• GOAL:
Return, without pictures, the lines from the start of the data through the one that contains "6.145, 6.473, 6.80];".

[BEGIN COLLECTED MATERIAL]

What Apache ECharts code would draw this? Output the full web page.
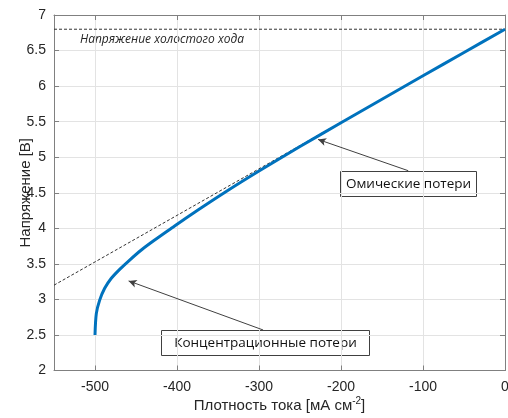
<!DOCTYPE html>
<html>
<head>
<meta charset="utf-8">
<script src="https://cdn.jsdelivr.net/npm/echarts@6/dist/echarts.min.js"></script>
<style>
	html, body { margin: 0; padding: 0; background: #fff; }
	#chart { width: 508px; height: 418px; }
</style>
</head>
<body>
<div id="chart"></div>
<script>
	// polarization curve
	var currentDensity = [-500, -498.4, -494.3, -488.2, -480.1, -469.9, -457.7, -443.5, -427.2, -406.9, -386.6, -340, -300, -250, -200, -150, -100, -50, 0];
	var voltage = [2.50, 2.80, 2.99, 3.156, 3.297, 3.423, 3.554, 3.695, 3.835, 4.0, 4.163, 4.517, 4.805, 5.15, 5.485, 5.816, 6.145, 6.473, 6.80];

	// ohmic asymptote and open circuit voltage
	var ohmicX = [-550, 0];
	var ohmicY = [3.2, 6.8];
	var ocvX = [-550, 0];
	var ocvY = [6.8, 6.8];

	// annotation arrows: [tail, head]
	var ohmicArrow = [[-118, 4.81], [-228, 5.25]];
	var concArrow = [[-295, 2.57], [-459, 3.26]];

	var xTicks = [-500, -400, -300, -200, -100, 0];

	function pairs(xs, ys) {
		var out = [];
		for (var i = 0; i < xs.length; i++) out.push([xs[i], ys[i]]);
		return out;
	}

	var axisGray = '#808080';
	var textColor = '#262626';

	var chart = echarts.init(document.getElementById('chart'));

	var option = {
		animation: false,
		grid: { left: 54, right: 3, top: 15, bottom: 47.5, outerBoundsMode: 'none', containLabel: false },
		xAxis: [
			{
				type: 'value', min: -550, max: 0,
				name: 'Плотность тока [мА см{sup|-2}]',
				nameLocation: 'middle', nameGap: 26, nameMoveOverlap: false,
				nameTextStyle: {
					fontFamily: 'Liberation Sans', fontSize: 15, color: textColor,
					rich: { sup: { fontFamily: 'Liberation Sans', fontSize: 10, color: textColor, padding: [0, 0, 9, 0] } }
				},
				axisLine: { onZero: false, lineStyle: { color: axisGray, width: 1 } },
				axisTick: { inside: true, length: 5, customValues: xTicks, lineStyle: { color: axisGray } },
				axisLabel: { customValues: xTicks, margin: 10, fontFamily: 'Liberation Sans', fontSize: 14, color: textColor },
				splitLine: { show: true, lineStyle: { color: '#e3e3e3', width: 1 } }
			},
			{
				type: 'value', min: -550, max: 0, position: 'top',
				axisLine: { onZero: false, lineStyle: { color: axisGray, width: 1 } },
				axisTick: { inside: true, length: 5, customValues: xTicks, lineStyle: { color: axisGray } },
				axisLabel: { show: false },
				splitLine: { show: false }
			}
		],
		yAxis: [
			{
				type: 'value', min: 2, max: 7, interval: 0.5,
				name: 'Напряжение [В]',
				nameLocation: 'middle', nameGap: 21, nameMoveOverlap: false,
				nameTextStyle: { fontFamily: 'Liberation Sans', fontSize: 15, color: textColor },
				axisLine: { show: true, onZero: false, lineStyle: { color: axisGray, width: 1 } },
				axisTick: { show: true, inside: true, length: 5, lineStyle: { color: axisGray } },
				axisLabel: { margin: 8, fontFamily: 'Liberation Sans', fontSize: 14, color: textColor },
				splitLine: { show: true, lineStyle: { color: '#e3e3e3', width: 1 } }
			},
			{
				type: 'value', min: 2, max: 7, interval: 0.5, position: 'right',
				axisLine: { show: true, onZero: false, lineStyle: { color: axisGray, width: 1 } },
				axisTick: { show: true, inside: true, length: 5, lineStyle: { color: axisGray } },
				axisLabel: { show: false },
				splitLine: { show: false }
			}
		],
		series: [
			{
				name: 'ocv',
				type: 'line',
				data: pairs(ocvX, ocvY),
				symbol: 'none',
				lineStyle: { color: '#333', width: 1, type: [3, 2] },
				silent: true
			},
			{
				name: 'ohmic',
				type: 'line',
				data: pairs(ohmicX, ohmicY),
				symbol: 'none',
				lineStyle: { color: '#333', width: 1, type: [3, 2] },
				silent: true,
				markLine: {
					silent: true,
					symbol: ['none', 'arrow'],
					symbolSize: [6, 8],
					label: { show: false },
					lineStyle: { color: '#404040', width: 1, type: 'solid' },
					data: [
						[{ coord: ohmicArrow[0] }, { coord: ohmicArrow[1] }],
						[{ coord: concArrow[0] }, { coord: concArrow[1] }]
					]
				}
			},
			{
				name: 'curve',
				type: 'line',
				data: pairs(currentDensity, voltage),
				symbol: 'none',
				smooth: 0.3,
				lineStyle: { color: '#0072BD', width: 3 },
				silent: true
			}
		],
		graphic: [
			{
				type: 'text', left: 80, top: 34,
				style: { text: 'Напряжение холостого хода', font: 'italic 12px "Open Sans"', fill: '#262626' }
			},
			{
				type: 'rect', shape: { x: 340.5, y: 171.5, width: 136, height: 25 },
				style: { fill: '#fff', stroke: '#404040', lineWidth: 1 }
			},
			{
				type: 'text', x: 408.5, y: 184,
				style: { text: 'Омические потери', font: '13.5px "Open Sans"', fill: '#111', align: 'center', verticalAlign: 'middle' }
			},
			{
				type: 'rect', shape: { x: 161.5, y: 330.5, width: 208, height: 25 },
				style: { fill: '#fff', stroke: '#404040', lineWidth: 1 }
			},
			{
				type: 'text', x: 265.5, y: 343,
				style: { text: 'Концентрационные потери', font: '13.5px "Open Sans"', fill: '#111', align: 'center', verticalAlign: 'middle' }
			}
		]
	};

	chart.setOption(option);
</script>
</body>
</html>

[END COLLECTED MATERIAL]

• CORRECT OUTPUT:
What Apache ECharts code would draw this? Output the full web page.
<!DOCTYPE html>
<html>
<head>
<meta charset="utf-8">
<script src="https://cdn.jsdelivr.net/npm/echarts@6/dist/echarts.min.js"></script>
<style>
	html, body { margin: 0; padding: 0; background: #fff; }
	#chart { width: 508px; height: 418px; }
</style>
</head>
<body>
<div id="chart"></div>
<script>
	// polarization curve
	var currentDensity = [-500, -498.4, -494.3, -488.2, -480.1, -469.9, -457.7, -443.5, -427.2, -406.9, -386.6, -340, -300, -250, -200, -150, -100, -50, 0];
	var voltage = [2.50, 2.80, 2.99, 3.156, 3.297, 3.423, 3.554, 3.695, 3.835, 4.0, 4.163, 4.517, 4.805, 5.15, 5.485, 5.816, 6.145, 6.473, 6.80];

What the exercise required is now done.